Accélérer le transfert de brevets pour massifier les solutions

Face à l’ampleur de l’enjeu et de la tâche, il est essentiel d’être capable de massifier, de répliquer, de disséminer des innovations le plus rapidement possible. « Pour accélérer la transition, il faut montrer qu’on est capable de délivrer des choses, et donc favoriser et accélérer les transferts de brevets », déclare Philippe Drobinski.

Marie-Noëlle Dessinges approuve : « Les transferts de brevets sont fondamentaux pour protéger les avantages compétitifs des acteurs industriels. Ce sont aussi des clés, dans une économie mondialisée, pour défendre nos portefeuilles. »

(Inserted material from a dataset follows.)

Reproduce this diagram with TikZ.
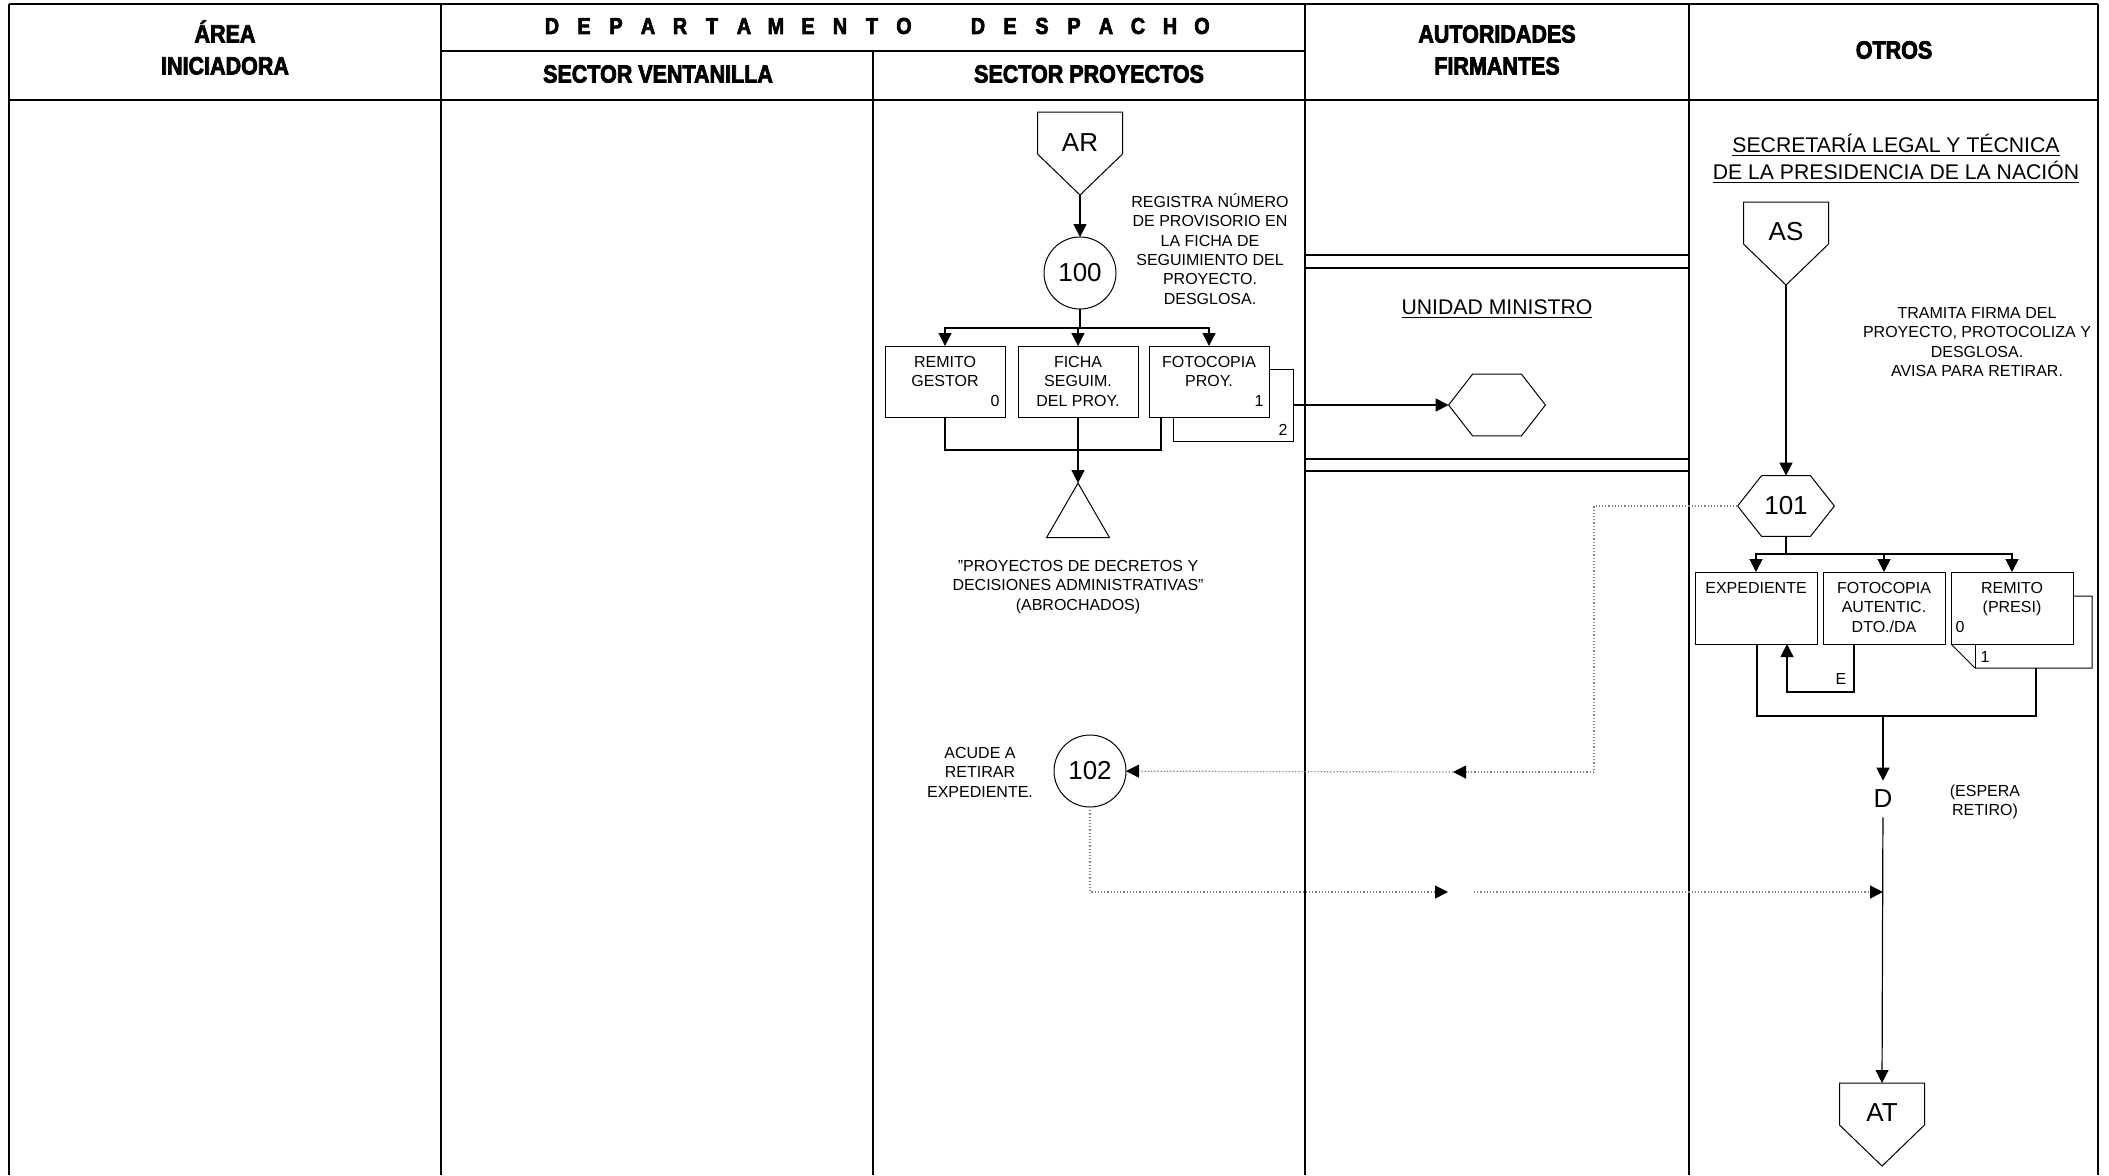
\documentclass[tikz,border=0pt]{standalone}
\usepackage{fontspec}
\setmainfont{Liberation Sans}
\newfontfamily\hdrfont[FakeStretch=0.86,FakeBold=3]{Liberation Sans}
\usetikzlibrary{arrows.meta,shapes.geometric,calc}
\newcommand\spl[1]{\makebox[16pt]{#1}}
\newcommand\offpage[3]{%
  \draw[line width=0.5pt,fill=white] (#2-42.5,#3) -- (#2+42.5,#3) -- (#2+42.5,#3+42) -- (#2,#3+83) -- (#2-42.5,#3+42) -- cycle;
  \coordinate (#1tip) at (#2,#3+83);
  \coordinate (#1top) at (#2,#3);}
\newcommand\hexdraw[1]{\draw[line width=0.5pt] (#1.west) -- ($(#1.north west)+(24,0)$) -- ($(#1.north east)+(-24,0)$) -- (#1.east) -- ($(#1.south east)+(-24,0)$) -- ($(#1.south west)+(24,0)$) -- cycle;}
\begin{document}
\begin{tikzpicture}[x=0.5pt,y=-0.5pt,
  grid/.style={line width=0.8pt},
  shp/.style={draw,line width=0.5pt,inner sep=0pt,outer sep=0pt,fill=white},
  con/.style={line width=0.6pt},
  arr/.style={con,-{Triangle[length=6.5pt,width=6.5pt]}},
  dotl/.style={line width=0.6pt,gray,densely dotted},
  dotarr/.style={dotl,-{Triangle[length=6.5pt,width=6.5pt,color=black]}},
  hd/.style={font=\hdrfont\bfseries\fontsize{12.5}{16}\selectfont,align=center,inner sep=0pt},
  sm/.style={font=\fontsize{8}{9.7}\selectfont,align=center,inner sep=0pt},
  lg/.style={font=\fontsize{13}{15}\selectfont,inner sep=0pt},
  md/.style={font=\fontsize{10.6}{13.5}\selectfont,inner sep=0pt},
]
\useasboundingbox[fill=white] (0,0) rectangle (2109,1175);
% grid
\draw[grid] (9,4) -- (2098,4);
\draw[grid] (9,100) -- (2098,100);
\draw[grid] (441,51) -- (1305,51);
\foreach \x in {9,441,1305,1689,2098} \draw[grid] (\x,4) -- (\x,1175);
\draw[grid] (873,51) -- (873,1175);
\foreach \y in {255,268,459,471} \draw[grid] (1305,\y) -- (1689,\y);
% headers
\node[hd] (hArea) at (225,47.5) {ÁREA\\INICIADORA};
\node[hd,font=\hdrfont\bfseries\fontsize{11.5}{14}\selectfont] (hDept) at (877,26) {\spl{D}\spl{E}\spl{P}\spl{A}\spl{R}\spl{T}\spl{A}\spl{M}\spl{E}\spl{N}\spl{T}\spl{O}\hspace{21pt}\spl{D}\spl{E}\spl{S}\spl{P}\spl{A}\spl{C}\spl{H}\spl{O}};
\node[hd] (hVent) at (658,74) {SECTOR VENTANILLA};
\node[hd] (hProy) at (1089,74) {SECTOR PROYECTOS};
\node[hd] (hAut) at (1497,50) {AUTORIDADES\\FIRMANTES};
\node[hd] (hOtros) at (1894,50) {OTROS};
% sector proyectos
\offpage{AR}{1080}{112}
\node[lg] (AR) at (1080,143) {AR};
\node[shp,circle,minimum size=36pt,lg] (c100) at (1080,273) {100};
\draw[arr] (ARtip) -- (c100);
\node[sm,anchor=north] (tR) at (1210,193) {REGISTRA NÚMERO\\DE PROVISORIO EN\\LA FICHA DE\\SEGUIMIENTO DEL\\PROYECTO.\\DESGLOSA.};
\node[shp,minimum width=60pt,minimum height=35.5pt] (bxA) at (945,381.5) {};
\node[shp,minimum width=60pt,minimum height=35.5pt] (bxB) at (1078,381.5) {};
\node[shp,minimum width=60pt,minimum height=36pt] (bxC2) at (1233,405) {};
\node[shp,minimum width=60pt,minimum height=35.5pt] (bxC) at (1209,381.5) {};
\node[sm,anchor=north] (tA) at (945,356) {REMITO\\GESTOR};
\node[sm] (nA) at (995,401) {0};
\node[sm,anchor=north] (tB) at (1078,356) {FICHA\\SEGUIM.\\DEL PROY.};
\node[sm,anchor=north] (tC) at (1209,356) {FOTOCOPIA\\PROY.};
\node[sm] (nC) at (1259,401) {1};
\node[sm] (nC2) at (1283,430) {2};
\coordinate (br1) at (1080,328);
\draw[con] (c100) -- (br1);
\draw[arr] (br1) -| (bxA);
\draw[arr] (br1) -| (bxB);
\draw[arr] (br1) -| (bxC);
\coordinate (j1) at (1161,450);
\draw[con] (bxA.south) |- (j1) -- (j1 |- bxC.south);
\node[shp,regular polygon,regular polygon sides=3,minimum size=36.4pt] (tri) at (1078,519.5) {};
\draw[arr] (bxB.south) -- (tri.corner 1);
\node[sm,anchor=north] (tT) at (1078,560) {"PROYECTOS DE DECRETOS Y\\DECISIONES ADMINISTRATIVAS"\\(ABROCHADOS)};
% unidad ministro
\node[md,anchor=base] (um) at (1497,314) {\underline{UNIDAD MINISTRO}};
\node[inner sep=0pt,minimum width=48pt,minimum height=30.5pt] (hexU) at (1497,405) {};
\hexdraw{hexU}
\draw[arr] (bxC2.east) -- (hexU.west);
% otros
\node[md,anchor=base] (sec1) at (1896,152.6) {\underline{SECRETARÍA LEGAL Y TÉCNICA}};
\node[md,anchor=base] (sec2) at (1896,179.6) {\underline{DE LA PRESIDENCIA DE LA NACIÓN}};
\offpage{AS}{1786}{202}
\node[lg] (AS) at (1786,232) {AS};
\node[sm,anchor=north] (tTr) at (1977,307) {TRAMITA FIRMA DEL\\PROYECTO, PROTOCOLIZA Y\\DESGLOSA.\\AVISA PARA RETIRAR.};
\node[inner sep=0pt,minimum width=48pt,minimum height=30pt,lg] (h101) at (1786,506) {101};
\hexdraw{h101}
\draw[arr] (AStip) -- (h101.north);
\coordinate (br2) at (1786,554);
\draw[con] (h101.south) -- (br2);
\draw[line width=0.5pt,fill=white] (2073,596) -- (2092,596) -- (2092,668) -- (1975,668) -- (1951,644);
\draw[line width=0.5pt] (1975,644) -- (1975,668);
\node[shp,minimum width=61pt,minimum height=36pt] (bxE) at (1756,608) {};
\node[shp,minimum width=61pt,minimum height=36pt] (bxF) at (1884,608) {};
\node[shp,minimum width=61pt,minimum height=36pt] (bxG) at (2012,608) {};
\draw[arr] (br2) -| (bxE);
\draw[arr] (br2) -| (bxF);
\draw[arr] (br2) -| (bxG);
\node[sm,anchor=north] (tE) at (1756,582) {EXPEDIENTE};
\node[sm,anchor=north] (tF) at (1884,582) {FOTOCOPIA\\AUTENTIC.\\DTO./DA};
\node[sm,anchor=north] (tG) at (2012,582) {REMITO\\(PRESI)};
\node[sm] (nG0) at (1960,627) {0};
\node[sm] (nG1) at (1985,657) {1};
\node[sm] (nE) at (1841,679) {E};
\coordinate (e1) at (1854,692);
\coordinate (e2) at (1787,692);
\draw[arr] (e1 |- bxF.south) -- (e1) -- (e2) -- (e2 |- bxE.south);
\coordinate (o1) at (1757,716);
\coordinate (o2) at (2036,716);
\coordinate (gS) at (2036,668);
\draw[con] (o1 |- bxE.south) -- (o1) -- (o2) -- (gS);
\node[lg,inner sep=4.5pt] (Dn) at (1883,799) {D};
\coordinate (o3) at (1883,716);
\draw[arr] (o3) -- (Dn);
\node[sm,anchor=north] (tEsp) at (1985,784) {(ESPERA\\RETIRO)};
\offpage{AT}{1882}{1083}
\node[lg] (AT) at (1882,1113) {AT};
\draw[arr] (Dn) -- (ATtop);
% 102 and dotted
\node[shp,circle,minimum size=36pt,lg] (c102) at (1090,771) {102};
\node[sm,anchor=north] (tAc) at (980,747) {ACUDE A\\RETIRAR\\EXPEDIENTE.};
\coordinate (q2) at (1594,772);
\coordinate (m1) at (1453,772);
\draw[dotl] (h101.west) -| (q2);
\draw[dotarr] (q2) -- (m1);
\draw[dotarr] (m1) -- (c102);
\coordinate (p2) at (1448,892);
\coordinate (p3) at (1474,892);
\coordinate (dj) at (1883,892);
\draw[dotarr] (c102) |- (p2);
\draw[dotarr] (p3) -- (dj);
\end{tikzpicture}
\end{document}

Des projets pour peser en tant qu’acteurs engagés.

« Nous sommes mandatés pour participer à une entreprise dont dépend l’avenir de l’humanité  », pointe Nadia Maïzi. Les équipes de l’Institut pour la transition 1.5 vont développer un programme scientifique en quatre grands axes : le design de la transition ; comment ne pas tomber dans une autre difficulté en allant vers le tout électrique ; la planète inclusive (prise en compte d’une distribution équitable des efforts) ; la planète comme enjeu d’influence entre puissances.

Genvia s’implique également. « L’hydrogène est une molécule à forte teneur en énergie utilisée depuis longtemps comme fioul pour la propulsion des fusées, mais qui entre complètement dans le jeu de la transition énergétique  », expose Marie-Noëlle Dessinges. Elle peut notamment être exploitée comme vecteur de décarbonation, pour remplacer les brûleurs à gaz naturels utilisés dans l’industrie et qui libèrent énormément de CO2 (contre de simples molécules d’eau pour l’hydrogène). « On estime qu’à l’horizon 2030, en incluant taxe carbone et la densité énergétique de la molécule d’hydrogène, la compétitivité sera au rendez-vous en termes de coûts », informe Marie-Noëlle Dessinges.